Another opportunity is forging partnerships with non-traditional providers such as Trilogy Education Services, which offers non-credit coding boot camps in conjunction with more than 20 universities. But as with all things, the question of mission remains paramount.

“We’re in a process right now where higher education is increasingly becoming more vocational,” says Georgetown’s Van Der Werf. “What goes along with that is the internal argument taking place inside colleges and universities since Day 1: Are we here for education for the sake of creating better citizens or in the job of preparing people for careers?”

According to Mitchell, though, the answer to that question rests in integrating workforce needs with the broader skills higher education has always excelled in providing.
“Educate broadly so students can go to not just Infosys, but the three to four jobs beyond that,” he says.

 
These shifts are a tall order for institutions, and the harsh reality is that while the traditional higher education model is increasingly unsustainable, not every institution will be able to adapt to the changing landscape, experts say. 

“Like in a lot of transitions, the early adapters are going to be the winners,” Van Der Werf says.

“The ability to reinvent yourself is really hard,” adds Urdan. “In the process, we will see a lot of
schools close.”

Urdan predicts the pace of consolidation in the for-profit sector will accelerate, driven by the perceived hands-off approach of the Trump Administration — as well as fears of what might happen if the pendulum swings back and a new president opts to regulate the sector more strongly. 

As for traditional institutions, while faculty concerns about Purdue’s recent moves have drawn media attention, university leaders say that’s not the biggest issue.

“It’s not just a question of how you sell the faculty on this and get the board to support it,” SNHU’s LeBlanc says. “It’s do I have the capacity and wherewithal of changing who I serve and how I do it?”
Becoming an online-serving institution means having non-traditional customer service hours (or as cynics would put it, providing customer service in the first place), as well as developing new expertise around acquiring and supporting online students, LeBlanc says.

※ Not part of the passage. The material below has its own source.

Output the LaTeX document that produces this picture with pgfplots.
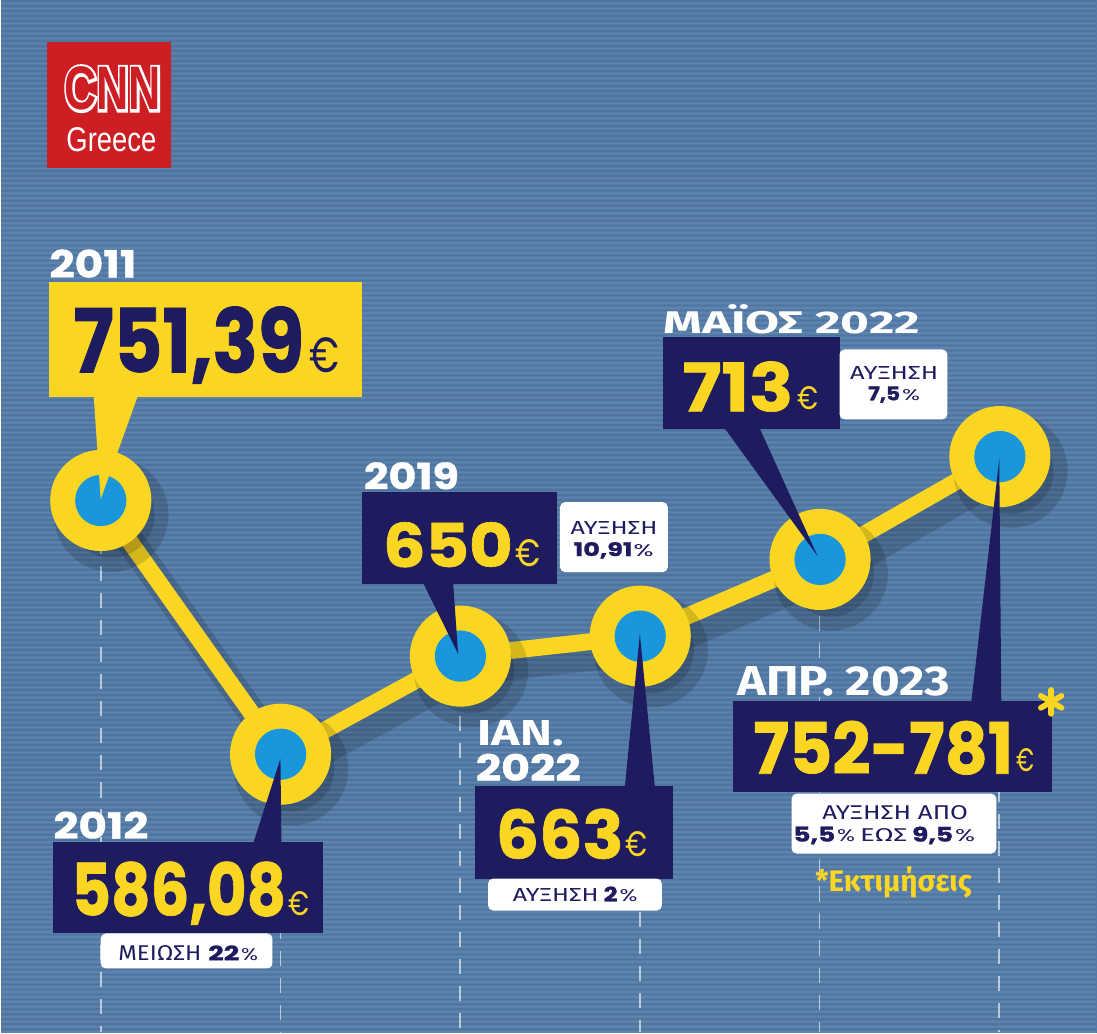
\documentclass[border=0pt]{standalone}
\usepackage{pgfplots}
\pgfplotsset{compat=1.18}
\usepackage{fontspec}
\usepackage{graphicx}
\setmainfont{Fira Sans}
\newfontfamily\numf{Poppins}[BoldFeatures={FakeBold=1}]
\newfontfamily\eurf{Poppins}
\newfontfamily\fira{Fira Sans}
\newfontfamily\helv{Liberation Sans}
\newfontfamily\cnnW{Liberation Sans}[UprightFont={* Bold},UprightFeatures={FakeBold=9}]
\newfontfamily\cnnR{Liberation Sans}[UprightFont={* Bold}]
\definecolor{bg}{RGB}{84,124,168}
\definecolor{navy}{RGB}{30,27,95}
\definecolor{yel}{RGB}{250,214,35}
\definecolor{cblue}{RGB}{25,150,220}
\definecolor{cnnred}{RGB}{204,30,35}
\newlength\px \setlength\px{0.01cm}
\newcommand\fb[3]{\resizebox{#1\px}{#2\px}{#3}}
\begin{document}
\begin{tikzpicture}
\fill[bg] (0,0) rectangle (10.97cm,10.34cm);
\begin{scope}[shift={(0cm,10.34cm)},x=0.01cm,y=-0.01cm]
  \foreach \y in {1,6,...,1034} \draw[black,opacity=0.06,line width=0.5pt] (0,\y)--(1097,\y);
  \foreach \y in {3.5,8.5,...,1034} \draw[white,opacity=0.06,line width=0.4pt] (0,\y)--(1097,\y);
  \foreach \x/\y in {100/540,280/790,460/690,640/670,820/590,1000/490}
    \draw[white,opacity=0.6,line width=0.5pt,dash pattern=on 4.3pt off 3.4pt] (\x,\y)--(\x,1034);
\end{scope}
\begin{axis}[at={(0,0)},anchor=south west,width=10.97cm,height=10.34cm,scale only axis,
  hide axis,clip=false,xmin=-0.5556,xmax=5.5389,ymin=404.5,ymax=1077.5]
\addplot[black,opacity=0.15,line width=8pt,xshift=3pt,yshift=-4pt,line join=round,mark=*,mark size=12.3pt,mark options={fill=black,draw=none}] coordinates {(0,751.39) (1,586.08) (2,650) (3,663) (4,713) (5,780)};
\addplot[yel,line width=4.8pt,line join=round,mark=*,mark size=12pt,mark options={fill=yel,draw=none}] coordinates {(0,751.39) (1,586.08) (2,650) (3,663) (4,713) (5,780)};
\addplot[cblue,only marks,mark=*,mark size=7.1pt,mark options={fill=cblue,draw=none}] coordinates {(0,751.39) (1,586.08) (2,650) (3,663) (4,713) (5,780)};
\end{axis}
\begin{scope}[shift={(0cm,10.34cm)},x=0.01cm,y=-0.01cm,every node/.style={inner sep=0pt,anchor=base west}]
  % CNN logo
  \fill[cnnred] (46,42) rectangle (170,168);
  \node[white] at (63,110) {\scalebox{1.27}[1.75]{\fontsize{10pt}{12pt}\cnnW CNN}};
  \node[cnnred] at (63,110) {\scalebox{1.27}[1.75]{\fontsize{10pt}{12pt}\cnnR CNN}};
  \node[white] at (65,152) {\fb{90}{24}{\helv Greece}};
  % 2011
  \node[white] at (48,278) {\fb{87}{28}{\numf\bfseries 2011}};
  \fill[yel] (48,282) rectangle (362,398);
  \fill[yel] (93,397) -- (137,397) -- (100,500) -- cycle;
  \node[navy] at (72,373) {\fb{231}{66}{\numf\bfseries 751,39}};
  \node[navy] at (308,373) {\fb{30}{35}{\eurf €}};
  % 2012
  \node[white] at (52,840) {\fb{95}{27}{\numf\bfseries 2012}};
  \fill[navy] (52,843) rectangle (323,935);
  \fill[navy] (253,844) -- (281,844) -- (280,760) -- cycle;
  \node[yel] at (70,917) {\fb{215}{54}{\numf\bfseries 586,08}};
  \node[yel] at (287,917) {\fb{21}{24}{\eurf €}};
  \fill[white,rounded corners=5\px] (100,935) rectangle (272,970);
  \node[navy] at (117,962) {\fb{83}{15}{\fira ΜΕΙΩΣΗ}};
  \node[navy] at (207,962) {\fb{31}{15}{\numf\bfseries 22}};
  \node[navy] at (240,962) {\fb{17}{12}{\numf \%}};
  % 2019
  \node[white] at (363,490) {\fb{95}{27}{\numf\bfseries 2019}};
  \fill[navy] (362,493) rectangle (557,585);
  \fill[navy] (423,584) -- (453,584) -- (458,655) -- cycle;
  \node[yel] at (382,568) {\fb{130}{45}{\numf\bfseries 650}};
  \node[yel] at (515,567) {\fb{25}{27}{\eurf €}};
  \fill[white,rounded corners=5\px] (560,503) rectangle (668,573);
  \node[navy] at (570,535) {\fb{87}{13}{\fira ΑΥΞΗΣΗ}};
  \node[navy] at (573,557) {\fb{59}{14}{\numf\bfseries 10,91}};
  \node[navy] at (633,557) {\fb{20}{12}{\numf \%}};
  % Jan 2022
  \node[white] at (477,747) {\fb{86}{25}{\fira\bfseries ΙΑΝ.}};
  \node[white] at (475,782) {\fb{105}{27}{\numf\bfseries 2022}};
  \fill[navy] (475,787) rectangle (673,880);
  \fill[navy] (625,788) -- (655,788) -- (640,635) -- cycle;
  \node[yel] at (495,860) {\fb{128}{50}{\numf\bfseries 663}};
  \node[yel] at (625,858) {\fb{22}{25}{\eurf €}};
  \fill[white,rounded corners=5\px] (488,880) rectangle (662,912);
  \node[navy] at (512,903) {\fb{86}{13}{\fira ΑΥΞΗΣΗ}};
  \node[navy] at (603,903) {\fb{14}{15}{\numf\bfseries 2}};
  \node[navy] at (619,903) {\fb{18}{12}{\numf \%}};
  % May 2022
  \node[white] at (663,334) {\fb{257}{29}{\fira\bfseries ΜΑΪΟΣ 2022}};
  \fill[navy] (663,338) rectangle (840,430);
  \fill[navy] (725,429) -- (760,429) -- (818,557) -- cycle;
  \node[yel] at (682,412) {\fb{111}{50}{\numf\bfseries 713}};
  \node[yel] at (797,410) {\fb{21}{23}{\eurf €}};
  \fill[white,rounded corners=5\px] (840,350) rectangle (948,420);
  \node[navy] at (850,380) {\fb{88}{13}{\fira ΑΥΞΗΣΗ}};
  \node[navy] at (868,401) {\fb{32}{14}{\numf\bfseries 7,5}};
  \node[navy] at (902,401) {\fb{18}{11}{\numf \%}};
  % Apr 2023
  \node[white] at (737,697) {\fb{213}{29}{\fira\bfseries ΑΠΡ. 2023}};
  \fill[navy] (733,702) rectangle (1053,793);
  \fill[navy] (972,703) -- (1002,703) -- (1000,460) -- cycle;
  \node[yel] at (753,775) {\fb{260}{53}{\numf\bfseries 752-781}};
  \node[yel] at (1017,773) {\fb{18}{23}{\eurf €}};
  \foreach \a in {90,30,-30,-90,-150,150}
    \draw[yel,line width=1.6pt,line cap=round] (1052,703) -- ++(\a:12);
  \fill[white,rounded corners=5\px] (792,795) rectangle (997,855);
  \node[navy] at (822,821) {\fb{146}{14}{\fira ΑΥΞΗΣΗ ΑΠΟ}};
  \node[navy] at (793,843) {\fb{42}{15}{\numf\bfseries 5,5}};
  \node[navy] at (837,843) {\fb{18}{12}{\numf \%}};
  \node[navy] at (860,843) {\fb{47}{13}{\fira ΕΩΣ}};
  \node[navy] at (912,843) {\fb{41}{15}{\numf\bfseries 9,5}};
  \node[navy] at (955,843) {\fb{20}{12}{\numf \%}};
  \node[yel] at (815,893) {\resizebox{157\px}{!}{\fira\bfseries *Εκτιμήσεις}};
\end{scope}
\end{tikzpicture}
\end{document}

Whether through acquisition or partnerships, working with OPMs may help reduce risk for institutions, according to CDE’s Metros. Doing so, however, also introduces new risks, including being tied to the provider’s vision and models over the length of a contract, as well as the perception of cookie-cutter programs that cut away from the institution’s unique value proposition — which already can be diluted in a crowded online marketplace.

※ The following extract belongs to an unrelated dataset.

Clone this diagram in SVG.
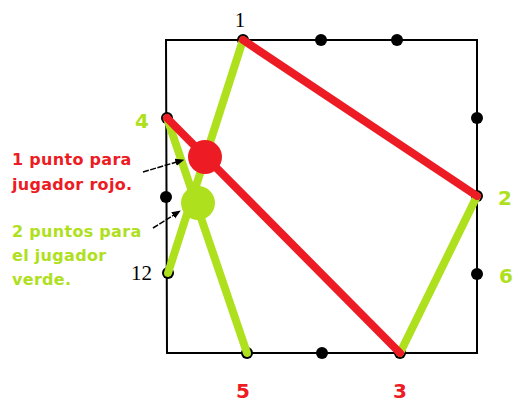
<svg xmlns="http://www.w3.org/2000/svg" width="513" height="403" viewBox="0 0 513 403">
<style>
.frame{fill:none;stroke:#000;stroke-width:2}
.dot{fill:#000}
.g{stroke:#afe01e;stroke-width:8;stroke-linecap:round;fill:none}
.r{stroke:#ed1c24;stroke-width:8;stroke-linecap:round;fill:none}
.num{font-family:"DejaVu Sans",sans-serif;font-weight:bold;font-size:20px}
.ser{font-family:"Liberation Serif",serif;font-size:21px;fill:#000}
.lab{font-family:"DejaVu Sans",sans-serif;font-weight:bold;font-size:16px;letter-spacing:0.3px}
.arr{stroke:#000;stroke-width:1.5;fill:none;stroke-dasharray:6 1.5}
</style>
<defs>
<marker id="ah" viewBox="0 0 10 10" refX="5" refY="5" markerWidth="6" markerHeight="6" orient="auto">
<path d="M0,1 L10,5 L0,9 Z" fill="#000"/>
</marker>
</defs>
<rect width="513" height="403" fill="#fff"/>
<g id="board">
<path class="frame" d="M166,40 H477 V353 H167 Z"/>
</g>
<g id="dots">
<circle class="dot" cx="243" cy="40" r="6"/>
<circle class="dot" cx="321" cy="40" r="6"/>
<circle class="dot" cx="397" cy="40" r="6"/>
<circle class="dot" cx="477" cy="118" r="6"/>
<circle class="dot" cx="477" cy="196" r="6"/>
<circle class="dot" cx="477" cy="274" r="6"/>
<circle class="dot" cx="400" cy="353" r="6"/>
<circle class="dot" cx="322" cy="353" r="6"/>
<circle class="dot" cx="247" cy="353" r="6"/>
<circle class="dot" cx="168" cy="273" r="6"/>
<circle class="dot" cx="166" cy="197" r="6"/>
<circle class="dot" cx="167" cy="118" r="6"/>
</g>
<g id="connectors">
<line class="g" x1="243" y1="40" x2="168" y2="273"/>
<line class="g" x1="167" y1="118" x2="247" y2="353"/>
<line class="g" x1="477" y1="196" x2="400" y2="353"/>
<line class="r" x1="243" y1="40" x2="477" y2="196"/>
<line class="r" x1="167" y1="118" x2="400" y2="353"/>
<path class="arr" d="M143,172 L180,161" marker-end="url(#ah)"/>
<path class="arr" d="M153,228 L177,213" marker-end="url(#ah)"/>
</g>
<g id="red-mark"><circle cx="205" cy="157" r="17" fill="#ed1c24"/></g>
<g id="green-mark"><circle cx="198" cy="203" r="17" fill="#afe01e"/></g>
<g id="labels">
<text class="ser" x="240" y="27" text-anchor="middle">1</text>
<text class="ser" x="152" y="280" text-anchor="end">12</text>
<text class="num" x="142" y="128" text-anchor="middle" fill="#afe01e">4</text>
<text class="num" x="505" y="205" text-anchor="middle" fill="#afe01e">2</text>
<text class="num" x="506" y="283" text-anchor="middle" fill="#afe01e">6</text>
<text class="num" x="243" y="398" text-anchor="middle" fill="#ed1c24">5</text>
<text class="num" x="400" y="398" text-anchor="middle" fill="#ed1c24">3</text>
<text class="lab" fill="#ed1c24"><tspan x="12" y="165">1 punto para</tspan><tspan x="12" y="190">jugador rojo.</tspan></text>
<text class="lab" fill="#afe01e"><tspan x="12" y="237">2 puntos para</tspan><tspan x="12" y="261">el jugador</tspan><tspan x="12" y="285">verde.</tspan></text>
</g>
</svg>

“People see the short-term benefits, but they don’t realize the long-term issues,” Metros says.
If they choose to negotiate with OPMs, institutions should remember they hold considerable leverage, according to Georgetown’s Van Der Werf. “They’re in a position of strength and should negotiate pretty hard in these kinds of agreements,” he says.

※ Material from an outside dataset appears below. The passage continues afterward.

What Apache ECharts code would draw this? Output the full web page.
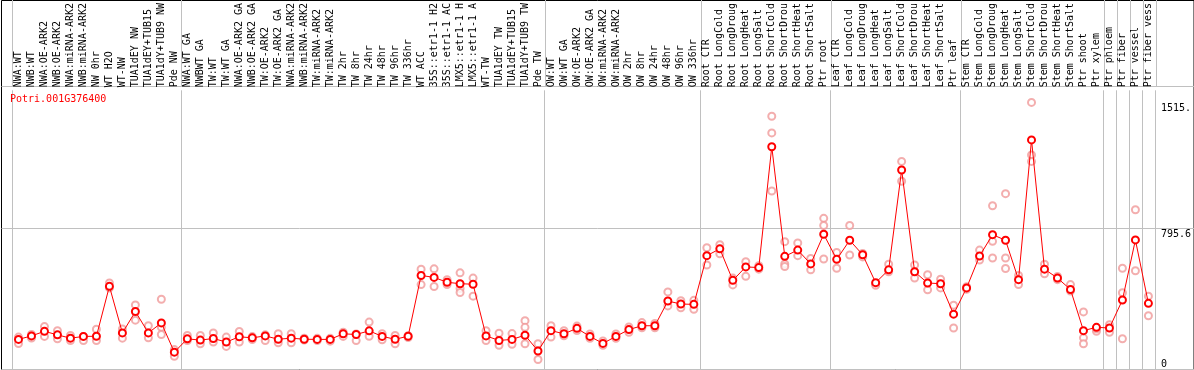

And Purdue’s Daniels, whose history of championing online education goes back to his tenure as governor of Indiana, when he brought Western Governor’s University to the state, is the first to stress the importance of institutions finding their own way.

“I’d never suggest any of these things are right for other schools,” he says. “[But] I hope every institution is thinking about new approaches and ideas. … Since we want and need to preserve the best system of higher education in the world, we need our institutions to find the way forward in new ways that continue that standing.”